PROBLEM TO WORK ON –
Pictures should be excluded; otherwise, copy every entry exactly.

Source code of charts –
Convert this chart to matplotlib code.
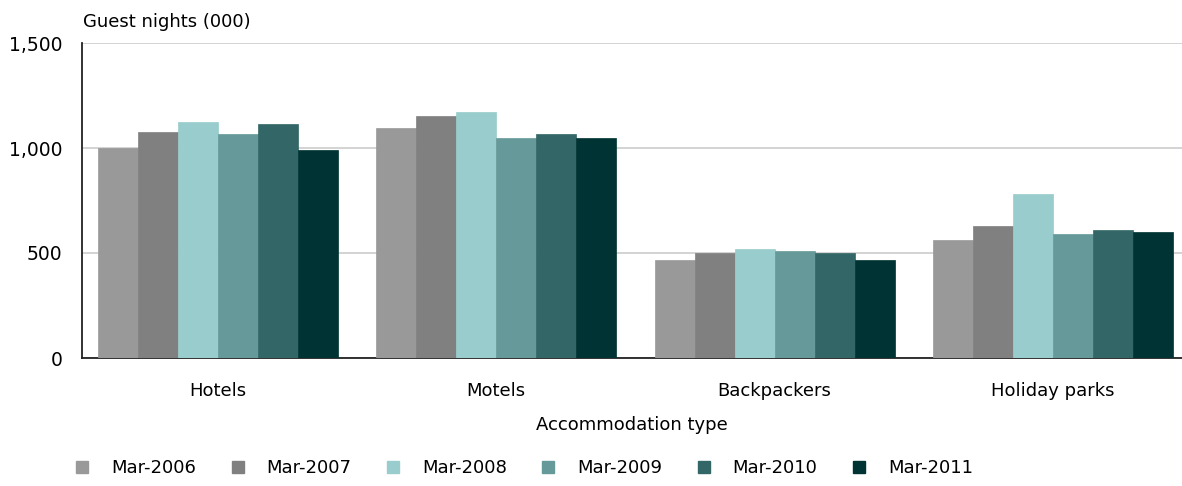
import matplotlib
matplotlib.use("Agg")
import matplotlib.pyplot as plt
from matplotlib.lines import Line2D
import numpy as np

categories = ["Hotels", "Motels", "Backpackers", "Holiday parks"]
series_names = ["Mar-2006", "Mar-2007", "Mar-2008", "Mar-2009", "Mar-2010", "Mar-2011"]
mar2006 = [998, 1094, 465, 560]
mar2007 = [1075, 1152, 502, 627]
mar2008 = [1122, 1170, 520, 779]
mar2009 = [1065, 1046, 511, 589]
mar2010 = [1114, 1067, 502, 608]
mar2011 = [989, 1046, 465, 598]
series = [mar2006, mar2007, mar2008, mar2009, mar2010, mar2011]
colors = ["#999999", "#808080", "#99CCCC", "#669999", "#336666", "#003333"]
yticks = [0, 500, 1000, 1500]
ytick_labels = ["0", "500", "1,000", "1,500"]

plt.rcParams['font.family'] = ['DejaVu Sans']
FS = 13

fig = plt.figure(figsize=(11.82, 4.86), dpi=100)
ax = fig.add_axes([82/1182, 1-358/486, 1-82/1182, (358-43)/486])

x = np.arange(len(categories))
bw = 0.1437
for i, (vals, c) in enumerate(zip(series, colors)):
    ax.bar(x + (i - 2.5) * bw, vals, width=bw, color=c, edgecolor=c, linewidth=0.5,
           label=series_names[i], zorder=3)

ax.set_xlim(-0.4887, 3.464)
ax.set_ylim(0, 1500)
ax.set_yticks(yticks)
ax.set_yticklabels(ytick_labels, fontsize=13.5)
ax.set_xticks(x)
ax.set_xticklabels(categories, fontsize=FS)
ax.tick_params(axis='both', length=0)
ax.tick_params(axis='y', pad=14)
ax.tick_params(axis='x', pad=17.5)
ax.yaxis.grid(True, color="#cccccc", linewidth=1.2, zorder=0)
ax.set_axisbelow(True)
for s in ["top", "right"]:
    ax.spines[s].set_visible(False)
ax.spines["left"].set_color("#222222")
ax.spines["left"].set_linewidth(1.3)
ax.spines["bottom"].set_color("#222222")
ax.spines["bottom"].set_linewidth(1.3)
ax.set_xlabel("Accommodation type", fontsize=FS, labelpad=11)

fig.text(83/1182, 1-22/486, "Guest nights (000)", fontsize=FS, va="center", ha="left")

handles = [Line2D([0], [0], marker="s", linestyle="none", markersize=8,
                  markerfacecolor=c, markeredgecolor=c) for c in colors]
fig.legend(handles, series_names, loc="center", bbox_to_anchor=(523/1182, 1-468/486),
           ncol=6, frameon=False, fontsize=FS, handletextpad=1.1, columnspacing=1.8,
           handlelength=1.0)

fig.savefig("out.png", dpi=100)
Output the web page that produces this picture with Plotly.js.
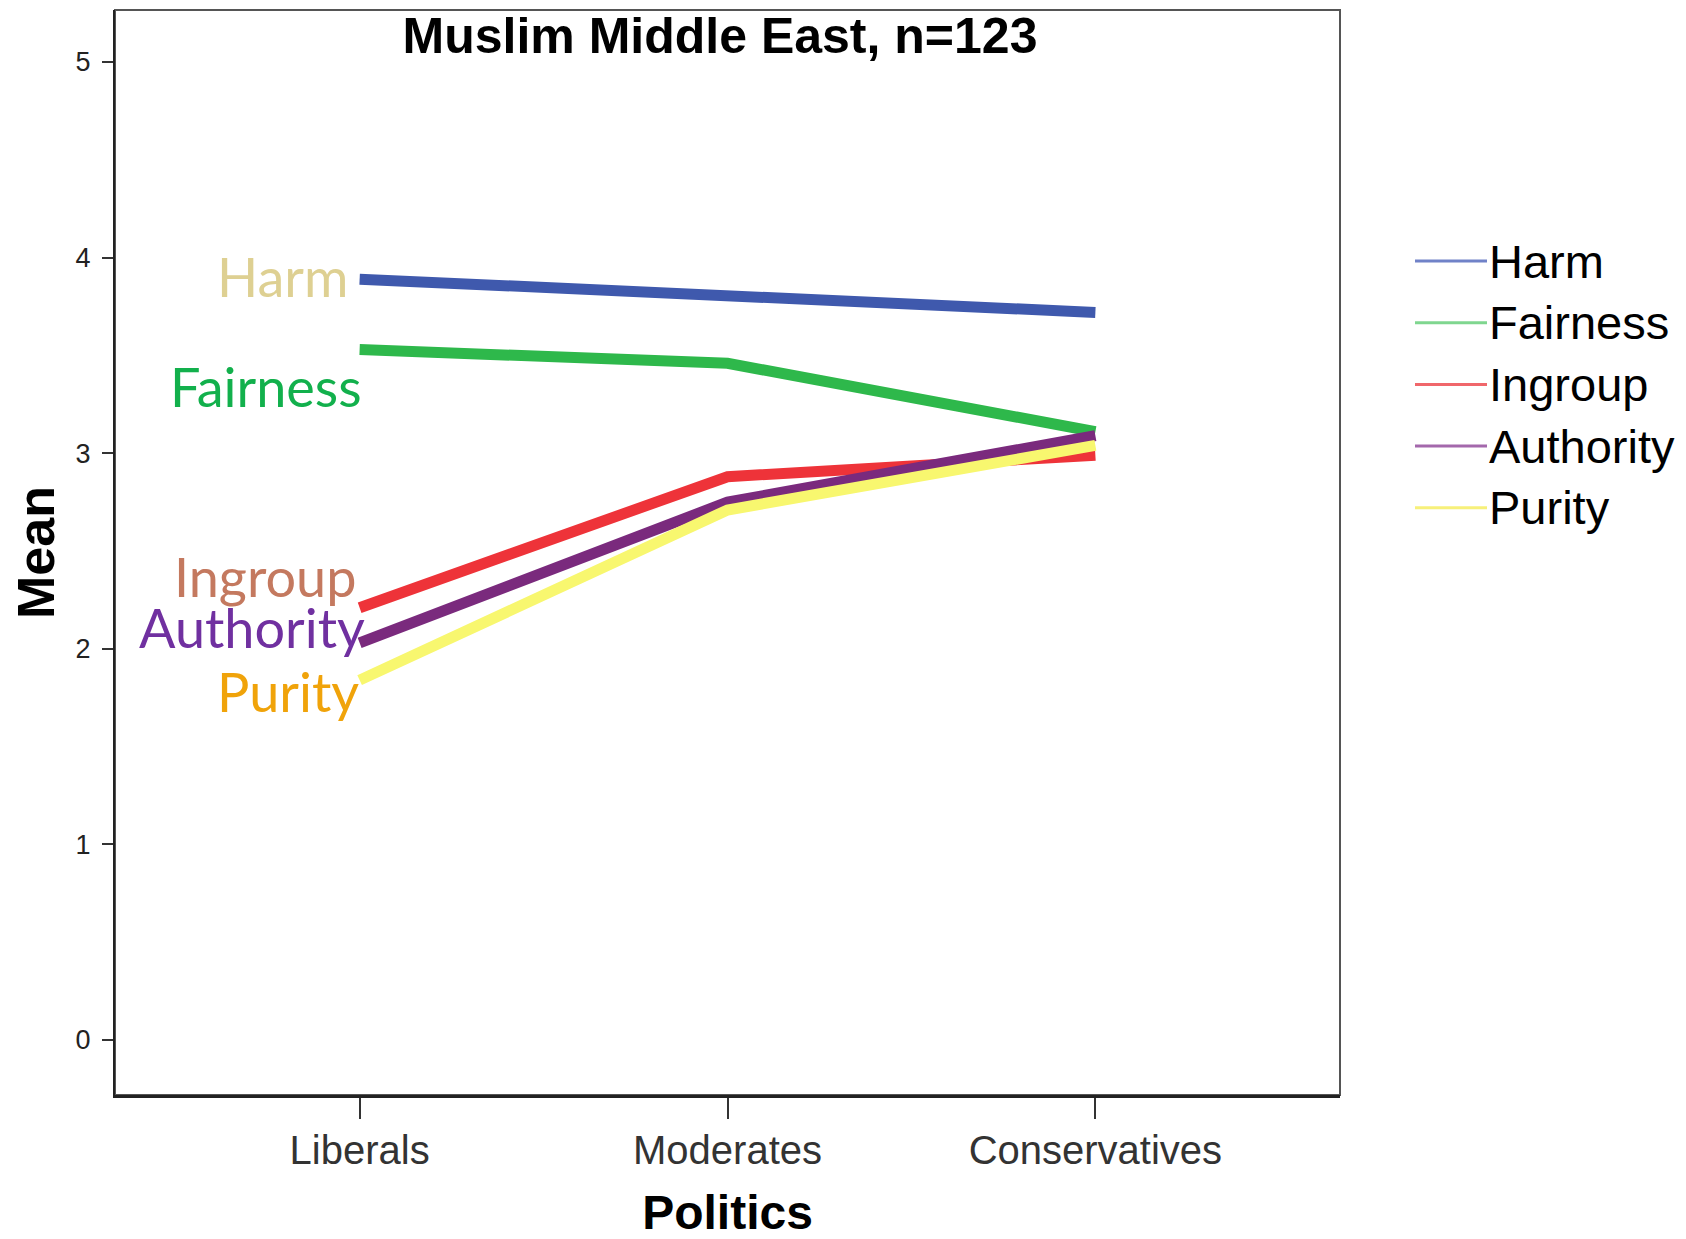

IN RESPONSE –
Convert this chart to matplotlib code.
import matplotlib
matplotlib.use("Agg")
import matplotlib.pyplot as plt
from matplotlib.lines import Line2D
import numpy as np

categories = ["Hotels", "Motels", "Backpackers", "Holiday parks"]
series_names = ["Mar-2006", "Mar-2007", "Mar-2008", "Mar-2009", "Mar-2010", "Mar-2011"]
mar2006 = [998, 1094, 465, 560]
mar2007 = [1075, 1152, 502, 627]
mar2008 = [1122, 1170, 520, 779]
mar2009 = [1065, 1046, 511, 589]
mar2010 = [1114, 1067, 502, 608]
mar2011 = [989, 1046, 465, 598]
series = [mar2006, mar2007, mar2008, mar2009, mar2010, mar2011]
colors = ["#999999", "#808080", "#99CCCC", "#669999", "#336666", "#003333"]
yticks = [0, 500, 1000, 1500]
ytick_labels = ["0", "500", "1,000", "1,500"]

plt.rcParams['font.family'] = ['DejaVu Sans']
FS = 13

fig = plt.figure(figsize=(11.82, 4.86), dpi=100)
ax = fig.add_axes([82/1182, 1-358/486, 1-82/1182, (358-43)/486])

x = np.arange(len(categories))
bw = 0.1437
for i, (vals, c) in enumerate(zip(series, colors)):
    ax.bar(x + (i - 2.5) * bw, vals, width=bw, color=c, edgecolor=c, linewidth=0.5,
           label=series_names[i], zorder=3)

ax.set_xlim(-0.4887, 3.464)
ax.set_ylim(0, 1500)
ax.set_yticks(yticks)
ax.set_yticklabels(ytick_labels, fontsize=13.5)
ax.set_xticks(x)
ax.set_xticklabels(categories, fontsize=FS)
ax.tick_params(axis='both', length=0)
ax.tick_params(axis='y', pad=14)
ax.tick_params(axis='x', pad=17.5)
ax.yaxis.grid(True, color="#cccccc", linewidth=1.2, zorder=0)
ax.set_axisbelow(True)
for s in ["top", "right"]:
    ax.spines[s].set_visible(False)
ax.spines["left"].set_color("#222222")
ax.spines["left"].set_linewidth(1.3)
ax.spines["bottom"].set_color("#222222")
ax.spines["bottom"].set_linewidth(1.3)
ax.set_xlabel("Accommodation type", fontsize=FS, labelpad=11)

fig.text(83/1182, 1-22/486, "Guest nights (000)", fontsize=FS, va="center", ha="left")

handles = [Line2D([0], [0], marker="s", linestyle="none", markersize=8,
                  markerfacecolor=c, markeredgecolor=c) for c in colors]
fig.legend(handles, series_names, loc="center", bbox_to_anchor=(523/1182, 1-468/486),
           ncol=6, frameon=False, fontsize=FS, handletextpad=1.1, columnspacing=1.8,
           handlelength=1.0)

fig.savefig("out.png", dpi=100)
Output the web page that produces this picture with Plotly.js.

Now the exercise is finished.